Japan's Dainippon Sumitomo Pharma Co Ltd plans to offer about $2.7 billion to acquire U.S. drugmaker Sepracor Inc, a source said, in a move that it would give it a much needed U.S. sales force.
Dainippon, Japan's No.7 drugmaker in terms of revenue, would gain a sales force of about 1,000 that is familiar with central nervous disorders, to promote its experimental schizophrenia drug, which has performed well in late-stage trials.
It would also gain Sepracor's insomnia drug Lunesta, asthma drug Xopenex, and an experimental epilepsy drug.
The purchase would be the latest in a series of acquisitions by Japanese drugmakers of U.S. rivals as they seek to beef up their drug pipelines and their presence in the world's largest pharmaceuticals market.
Dainippon Sumitomo said it was not able to comment on reports of a bid for Sepracor. Its shares climbed 4.2 percent to 1,055 yen in early Tokyo trade, though some analysts said the deal looked expensive.
The deal would value Sepracor's shares around $23 each, based on the number of shares outstanding at the end of July. That would represent a premium of more than 27 percent from the company's closing share price of $18.03 on Tuesday.
The expected price was reflected in a 26.5 percent rise in the company's shares to $22.80 before they were halted on Nasdaq, pending news.
Based on projections for 2013, the deal values Sepracor at 3.5 times sales, compared with 3.1 times for the average of other specialty pharmaceutical and generic drug industry acquisitions, said Aaron Gal, an analyst at Sanford Bernstein.
It also values Sepracor at 19.4 times EBITDA (Earnings Before Interest, Taxes, Depreciation and Amortization) compared with an average of 15.1 times for other deals, he said.
Arguably, Dainippon is buying a U.S. sales force which it can leverage to promote its current and pipeline products, said Gal.
We are unconvinced that this is the most sensible option for the company given the alternatives of building a sales team internally or acquiring a higher performing sales team at a more rational price.
But some argued that Dainippon was taking the easiest way into the U.S. market.
Sumitomo is seeking to develop and commercialize in the United States a late-stage candidate for schizophrenia, but they have no sales and marketing infrastructure, said Piper Jaffray analyst David Amsellem.
For a Japanese company looking to build a commercial presence in the U.S., this is an easy way to do so.
Dainippon, which sells the hypertension drugs Amlodin and Prorenal, said last month that its experimental schizophrenia drug, lurasidone, worked significantly better than a placebo in a late-stage clinical trial.

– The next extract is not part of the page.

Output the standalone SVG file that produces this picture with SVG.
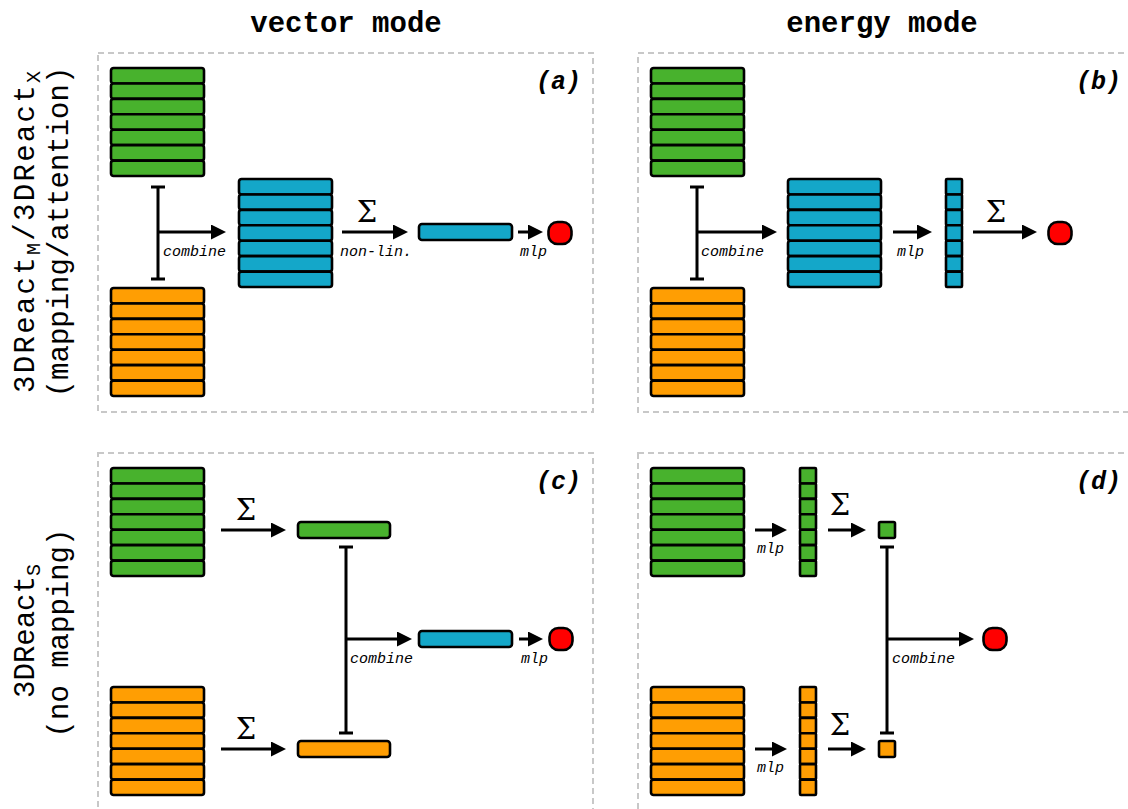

With annual sales of 264 billion yen ($2.9 billion), Dainippon has been overshadowed by bigger rivals such as Takeda Pharmaceutical Co and Daiichi Sankyo Co.
Its four mainstay products - Amlodin, Meropen, Ebastel and Pronenal - have patents that have either already expired or will expire shortly.
But its shares gained 21 percent in the year to Wednesday's close, bolstered by hopes that lurasidone will do well overseas.
Sepracor has long been the subject of takeover speculation. The company could face generic competition to Lunesta as early as 2012 if a generic drugmaker successfully challenges the company's patent, which expires in 2014. Xopenex is set to face generic competition in 2012.
Sepracor was not immediately available for comment.
Last year, Japanese drugmaker Takeda acquired U.S. biotech Millennium Pharmaceuticals for $8.9 billion, and Eisai Co Ltd acquired MGI Pharma for $3.9 billion.
Shionogi & Co Ltd also said last year it would buy Sciele Pharma Inc for $1.1 billion.
Sepracor, which is based in Marlborough, Massachusetts, reported 2008 sales of $1.3 billion.